Why Insurance Shopping Often Doesn’t Lower Costs

When insurance premiums increase, many businesses respond the same way: they start looking for more quotes. At first glance, it seems like a sensible approach. If your costs are rising, another broker or insurer may be able to offer a better price. And sometimes they can. But many businesses are surprised to discover that after investing time gathering quotes and reviewing options, the results are often very similar. The premiums may differ slightly, but the overall cost and terms are not dramatically different. So why does this happen?

Most Insurers See the Same Risk

Regardless of which insurer is reviewing your account, they are typically evaluating many of the same factors:

  • Your claims history 
  • The industry you operate in 
  • The size and complexity of your business 
  • The assets being insured 
  • Your safety and risk management practices 
  • Current insurance market conditions 

If a company has experienced multiple claims, operates in a challenging industry, or faces rising repair and replacement costs, those realities follow the account from insurer to insurer.

Changing markets does not automatically change the underlying risk.

Insurance Costs Are Influenced by More Than Your Business

Many of the factors affecting insurance costs today are happening across the entire market.

Repair costs continue to increase. Vehicles, equipment, and buildings are more expensive to replace than they were a few years ago. Claims often take longer to resolve, and large liability settlements continue to grow. Insurers also face rising reinsurance costs, which can affect pricing across entire industries.

As a result, even well-managed businesses may experience premium increases despite having few or no claims. This is one reason why obtaining multiple quotes does not always produce the savings companies expect.

The Factors You Can Control

While market conditions play a role, many of the factors that influence insurance costs are within a company’s control.

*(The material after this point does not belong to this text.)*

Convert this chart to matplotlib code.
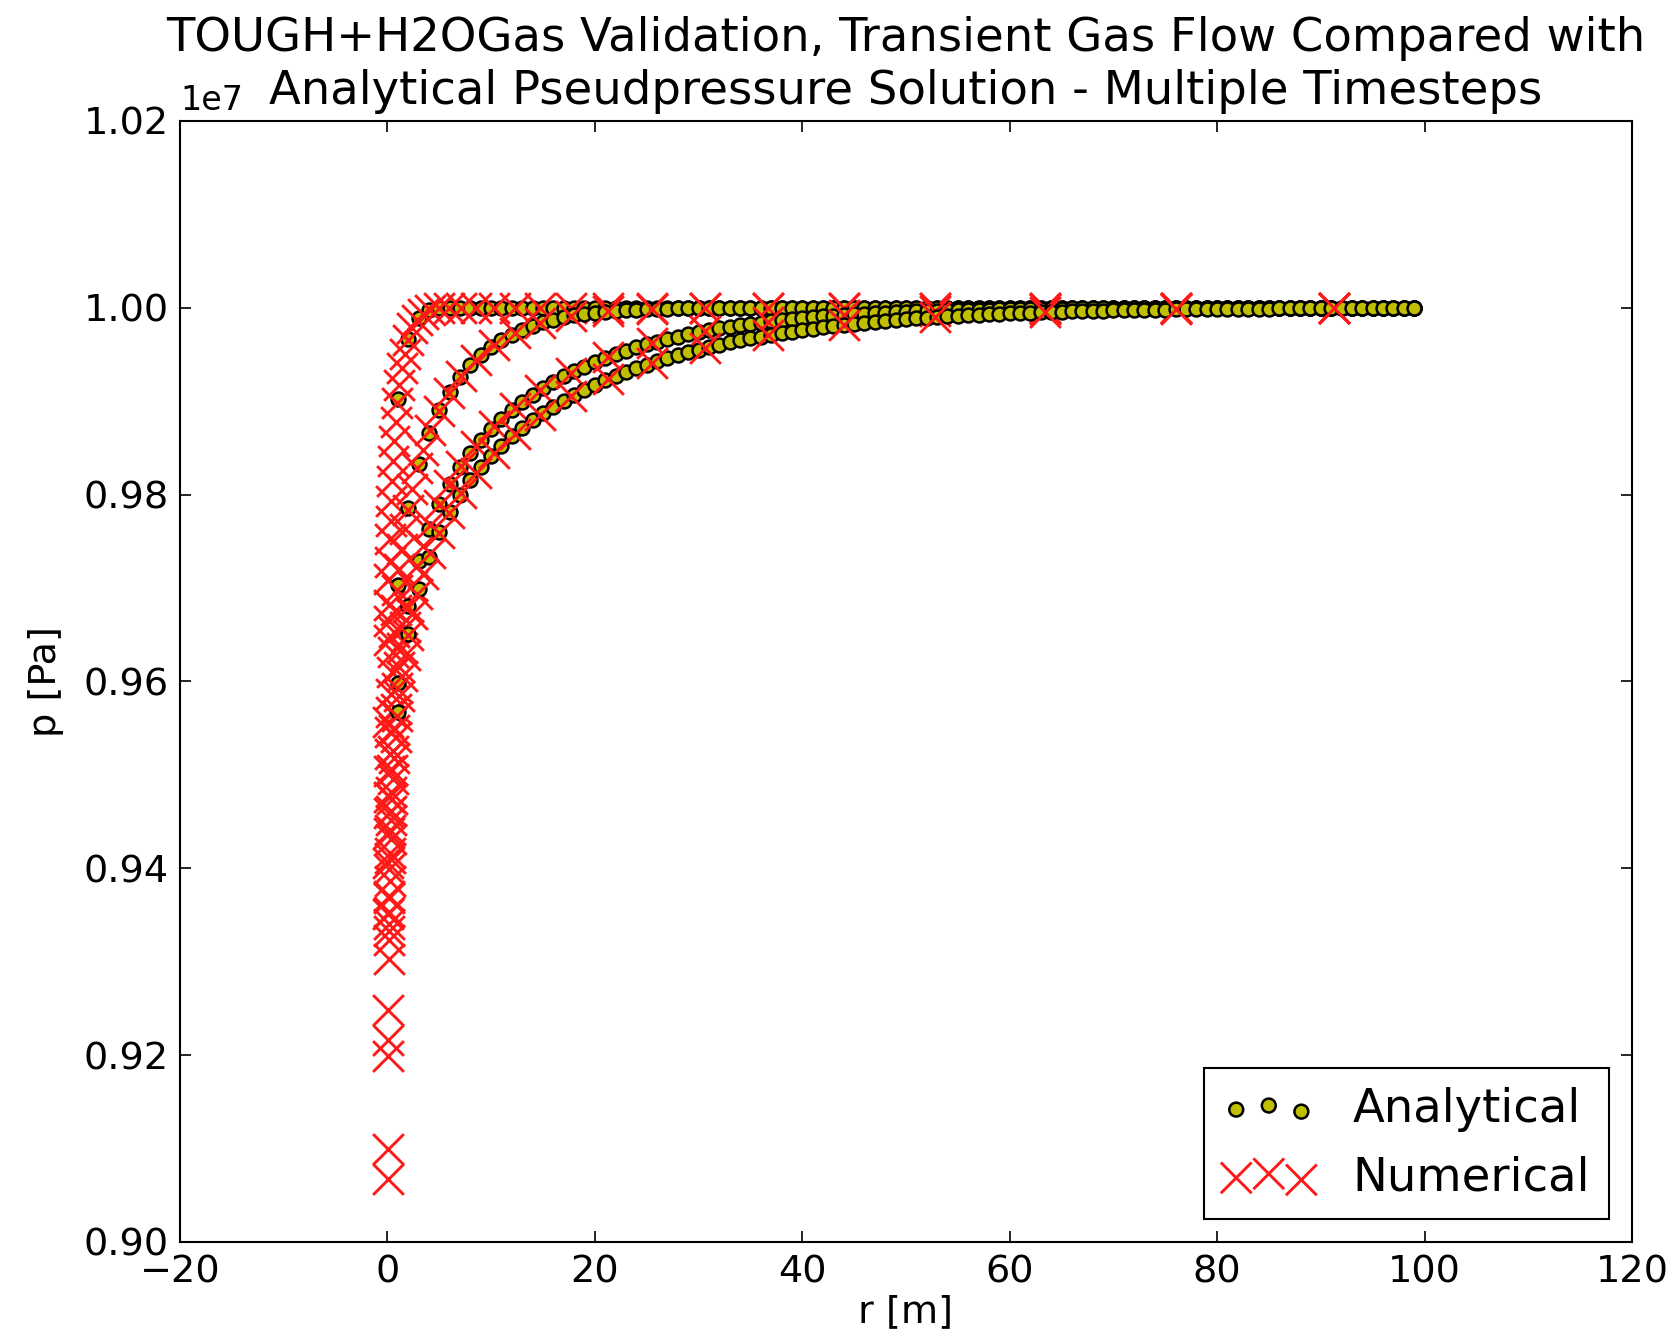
import matplotlib
matplotlib.use("Agg")
import matplotlib.pyplot as plt

plt.rcParams['font.family'] = ['DejaVu Sans']

P_SCALE = 1e7  # values below are in units of 1e7 Pa

# Analytical solution: evaluated at r = 1 ... 99 m
r_analytical = list(range(1, 100))

p_analytical_t1 = [
    0.99026, 0.99664, 0.99892, 0.99971, 0.99993, 0.99999, 1.0, 1.0, 1.0, 1.0,
    1.0, 1.0, 1.0, 1.0, 1.0, 1.0, 1.0, 1.0, 1.0, 1.0,
    1.0, 1.0, 1.0, 1.0, 1.0, 1.0, 1.0, 1.0, 1.0, 1.0,
    1.0, 1.0, 1.0, 1.0, 1.0, 1.0, 1.0, 1.0, 1.0, 1.0,
    1.0, 1.0, 1.0, 1.0, 1.0, 1.0, 1.0, 1.0, 1.0, 1.0,
    1.0, 1.0, 1.0, 1.0, 1.0, 1.0, 1.0, 1.0, 1.0, 1.0,
    1.0, 1.0, 1.0, 1.0, 1.0, 1.0, 1.0, 1.0, 1.0, 1.0,
    1.0, 1.0, 1.0, 1.0, 1.0, 1.0, 1.0, 1.0, 1.0, 1.0,
    1.0, 1.0, 1.0, 1.0, 1.0, 1.0, 1.0, 1.0, 1.0, 1.0,
    1.0, 1.0, 1.0, 1.0, 1.0, 1.0, 1.0, 1.0, 1.0,
]
p_analytical_t2 = [
    0.97031, 0.97856, 0.98330, 0.98659, 0.98906, 0.99100, 0.99256, 0.99384, 0.99490, 0.99579,
    0.99652, 0.99713, 0.99765, 0.99808, 0.99844, 0.99874, 0.99898, 0.99918, 0.99935, 0.99948,
    0.99959, 0.99968, 0.99974, 0.99980, 0.99985, 0.99988, 0.99991, 0.99993, 0.99995, 0.99996,
    0.99997, 0.99998, 0.99998, 0.99999, 0.99999, 1.0, 1.0, 1.0, 1.0, 1.0,
    1.0, 1.0, 1.0, 1.0, 1.0, 1.0, 1.0, 1.0, 1.0, 1.0,
    1.0, 1.0, 1.0, 1.0, 1.0, 1.0, 1.0, 1.0, 1.0, 1.0,
    1.0, 1.0, 1.0, 1.0, 1.0, 1.0, 1.0, 1.0, 1.0, 1.0,
    1.0, 1.0, 1.0, 1.0, 1.0, 1.0, 1.0, 1.0, 1.0, 1.0,
    1.0, 1.0, 1.0, 1.0, 1.0, 1.0, 1.0, 1.0, 1.0, 1.0,
    1.0, 1.0, 1.0, 1.0, 1.0, 1.0, 1.0, 1.0, 1.0,
]
p_analytical_t3 = [
    0.95978, 0.96809, 0.97293, 0.97636, 0.97900, 0.98114, 0.98294, 0.98448, 0.98582, 0.98701,
    0.98807, 0.98903, 0.98989, 0.99067, 0.99139, 0.99204, 0.99265, 0.99320, 0.99371, 0.99419,
    0.99463, 0.99505, 0.99542, 0.99576, 0.99607, 0.99638, 0.99666, 0.99692, 0.99716, 0.99738,
    0.99759, 0.99779, 0.99796, 0.99813, 0.99828, 0.99842, 0.99855, 0.99867, 0.99879, 0.99889,
    0.99899, 0.99908, 0.99916, 0.99923, 0.99930, 0.99936, 0.99942, 0.99947, 0.99952, 0.99957,
    0.99961, 0.99965, 0.99968, 0.99971, 0.99974, 0.99977, 0.99979, 0.99981, 0.99983, 0.99985,
    0.99987, 0.99988, 0.99989, 0.99990, 0.99991, 0.99992, 0.99993, 0.99994, 0.99994, 0.99995,
    0.99996, 0.99996, 0.99996, 0.99997, 0.99997, 0.99997, 0.99998, 0.99998, 0.99998, 0.99998,
    0.99999, 0.99999, 0.99999, 0.99999, 0.99999, 0.99999, 0.99999, 0.99999, 0.99999, 0.99999,
    1.0, 1.0, 1.0, 1.0, 1.0, 1.0, 1.0, 1.0, 1.0,
]
p_analytical_t4 = [
    0.95676, 0.96507, 0.96992, 0.97336, 0.97601, 0.97818, 0.97999, 0.98156, 0.98293, 0.98415,
    0.98524, 0.98623, 0.98713, 0.98795, 0.98871, 0.98941, 0.99006, 0.99067, 0.99123, 0.99175,
    0.99224, 0.99271, 0.99314, 0.99354, 0.99392, 0.99428, 0.99462, 0.99494, 0.99524, 0.99552,
    0.99579, 0.99604, 0.99628, 0.99650, 0.99672, 0.99692, 0.99710, 0.99728, 0.99745, 0.99761,
    0.99776, 0.99790, 0.99803, 0.99816, 0.99827, 0.99839, 0.99849, 0.99859, 0.99868, 0.99877,
    0.99885, 0.99893, 0.99900, 0.99907, 0.99914, 0.99920, 0.99925, 0.99931, 0.99935, 0.99940,
    0.99944, 0.99948, 0.99952, 0.99956, 0.99959, 0.99962, 0.99965, 0.99967, 0.99970, 0.99972,
    0.99974, 0.99976, 0.99978, 0.99979, 0.99981, 0.99982, 0.99983, 0.99985, 0.99986, 0.99987,
    0.99988, 0.99989, 0.99990, 0.99991, 0.99991, 0.99992, 0.99993, 0.99993, 0.99994, 0.99994,
    0.99995, 0.99995, 0.99996, 0.99996, 0.99997, 0.99997, 0.99997, 0.99998, 0.99998,
]

# Numerical (TOUGH+H2OGas) results at the cell centres
r_numerical = [
    0.015, 0.053, 0.11, 0.13, 0.15, 0.19, 0.22, 0.27, 0.32, 0.38,
    0.46, 0.55, 0.66, 0.80, 0.96, 1.15, 1.38, 1.65, 1.98, 2.38,
    2.86, 3.43, 4.11, 4.94, 5.93, 7.11, 8.53, 10.24, 12.29, 14.75,
    17.69, 21.23, 25.48, 30.58, 36.69, 44.03, 52.84, 63.40, 76.08, 91.30,
]
p_numerical_t1 = [
    0.9406, 0.9557, 0.9644, 0.9665, 0.9682, 0.9710, 0.9728, 0.9752, 0.9772, 0.9793,
    0.9815, 0.9836, 0.9857, 0.9878, 0.9898, 0.9917, 0.9935, 0.9951, 0.9966, 0.9978,
    0.9987, 0.99937, 0.99974, 0.99993, 0.99999, 1.0, 1.0, 1.0, 1.0, 1.0,
    1.0, 1.0, 1.0, 1.0, 1.0, 1.0, 1.0, 1.0, 1.0, 1.0,
]
p_numerical_t2 = [
    0.9199, 0.9351, 0.9438, 0.9459, 0.9476, 0.9504, 0.9522, 0.9546, 0.9567, 0.9587,
    0.9610, 0.9632, 0.9653, 0.9676, 0.9698, 0.9720, 0.9742, 0.9763, 0.9784, 0.9806,
    0.9828, 0.9848, 0.9869, 0.9889, 0.9909, 0.9927, 0.9944, 0.9960, 0.9973, 0.99835,
    0.99913, 0.99961, 0.99986, 0.99997, 1.0, 1.0, 1.0, 1.0, 1.0, 1.0,
]
p_numerical_t3 = [
    0.9100, 0.9248, 0.9333, 0.9353, 0.9370, 0.9399, 0.9416, 0.9441, 0.9461, 0.9482,
    0.9505, 0.9526, 0.9548, 0.9571, 0.9593, 0.9615, 0.9636, 0.9658, 0.9680, 0.9702,
    0.9724, 0.9745, 0.9767, 0.9789, 0.9810, 0.9831, 0.9852, 0.9873, 0.9893, 0.9912,
    0.9930, 0.99473, 0.99623, 0.99751, 0.99851, 0.99923, 0.99967, 0.99989, 0.99998, 1.0,
]
p_numerical_t4 = [
    0.9067, 0.9216, 0.9303, 0.9323, 0.9340, 0.9368, 0.9386, 0.9411, 0.9431, 0.9452,
    0.9474, 0.9496, 0.9518, 0.9541, 0.9563, 0.9584, 0.9606, 0.9628, 0.9650, 0.9672,
    0.9694, 0.9715, 0.9737, 0.9759, 0.9780, 0.9802, 0.9823, 0.9844, 0.9865, 0.9885,
    0.9905, 0.99235, 0.99410, 0.99567, 0.99706, 0.99816, 0.99899, 0.99953, 0.99983, 0.99996,
]

analytical_series = [p_analytical_t1, p_analytical_t2, p_analytical_t3, p_analytical_t4]
numerical_series = [p_numerical_t1, p_numerical_t2, p_numerical_t3, p_numerical_t4]

title_line1 = "TOUGH+H2OGas Validation, Transient Gas Flow Compared with"
title_line2 = "Analytical Pseudpressure Solution - Multiple Timesteps"
x_label = "r [m]"
y_label = "p [Pa]"
x_ticks = [-20, 0, 20, 40, 60, 80, 100, 120]
y_ticks = [0.90, 0.92, 0.94, 0.96, 0.98, 1.00, 1.02]

BASE = 27.5
LARGE = 33.5

fig = plt.figure(figsize=(16.76, 13.36), dpi=100, facecolor='white')
ax = fig.add_axes([0.1074, 0.0704, 0.8663, 0.8391])

for i, (pa, pn) in enumerate(zip(analytical_series, numerical_series)):
    ax.scatter(r_analytical, [v * P_SCALE for v in pa], s=100, c=[(0.75, 0.75, 0.0)],
               edgecolors='black', linewidths=1.8, zorder=2 + 2 * i,
               label='Analytical' if i == 0 else None)
    ax.scatter(r_numerical, [v * P_SCALE for v in pn], s=490, marker='x', c='#ff1a1a',
               linewidths=2.1, zorder=3 + 2 * i,
               label='Numerical' if i == 0 else None)

ax.set_xlim(-20, 120)
ax.set_ylim(0.90 * P_SCALE, 1.02 * P_SCALE)
ax.set_xticks(x_ticks)
ax.set_yticks([v * P_SCALE for v in y_ticks])

for sp in ax.spines.values():
    sp.set_linewidth(1.5)
ax.tick_params(direction='in', top=True, right=True, length=8, width=1.2,
               labelsize=BASE)
ax.tick_params(axis='x', pad=9)
ax.tick_params(axis='y', pad=8)
off = ax.yaxis.get_offset_text()
off.set_fontsize(24)
off.set_verticalalignment('bottom')

# two-line title: second line as axes title, first line just above it
TITLE_PAD = 12
ax.set_title(title_line2, fontsize=LARGE, y=1.0, pad=TITLE_PAD)
ax.annotate(title_line1, xy=(0.5, 1.0), xycoords='axes fraction',
            xytext=(0, TITLE_PAD + 38.5), textcoords='offset points',
            ha='center', va='baseline', fontsize=LARGE)

ax.set_xlabel(x_label, fontsize=BASE, labelpad=3)
ax.set_ylabel(y_label, fontsize=BASE, labelpad=14)

leg = ax.legend(loc='lower right', scatterpoints=3,
                scatteryoffsets=[0.375, 0.5, 0.3125], fontsize=LARGE,
                fancybox=False, framealpha=1.0, edgecolor='black',
                borderaxespad=0.5, handletextpad=0.8)
leg.get_frame().set_linewidth(1.5)

fig.savefig("out.png", dpi=100, facecolor='white')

Over time, insurers pay close attention to:

  • Claims frequency and severity 
  • Safety performance 
  • Driver quality and training 
  • Contractual risk exposures 
  • Equipment and property maintenance 
  • Financial stability 
  • Overall risk management practices

These factors help shape how underwriters view a business.

Two companies operating in the same industry may receive very different outcomes based on how effectively they manage risk.

What High-Performing Companies Do Differently

Companies that consistently achieve better insurance outcomes tend to focus on improving their overall risk profile rather than simply shopping for a lower premium every year.

They:

  • Review their insurance program well before renewal 
  • Address recurring claims trends 
  • Maintain accurate property and equipment values 
  • Review contracts for insurance requirements and risk transfer provisions 
  • Invest in safety and loss prevention initiatives 
  • Work proactively with their broker throughout the year 

These actions help create a stronger submission and a more favourable impression with insurance markets.

Insurance Should Be Managed, Not Just Purchased

Insurance is often treated as an annual transaction. A renewal arrives, premiums are reviewed, and businesses decide whether to stay or move to another provider.

The challenge with this approach is that it focuses on the quote rather than the factors that drive it.

Long-term cost control is rarely achieved by changing insurers every year. It is usually achieved by improving the underlying risk that insurers are being asked to evaluate.

What This Means for Your Business

Shopping the market can still be valuable. It helps ensure your pricing remains competitive and that your coverage aligns with your needs.

However, obtaining additional quotes is only one part of the equation.

The businesses that achieve the best long-term insurance outcomes focus on improving how underwriters view their operation. They actively manage claims, strengthen their risk profile, and prepare for renewal well in advance.

In many cases, the greatest opportunity to control insurance costs is not finding a different insurer—it’s becoming a better risk.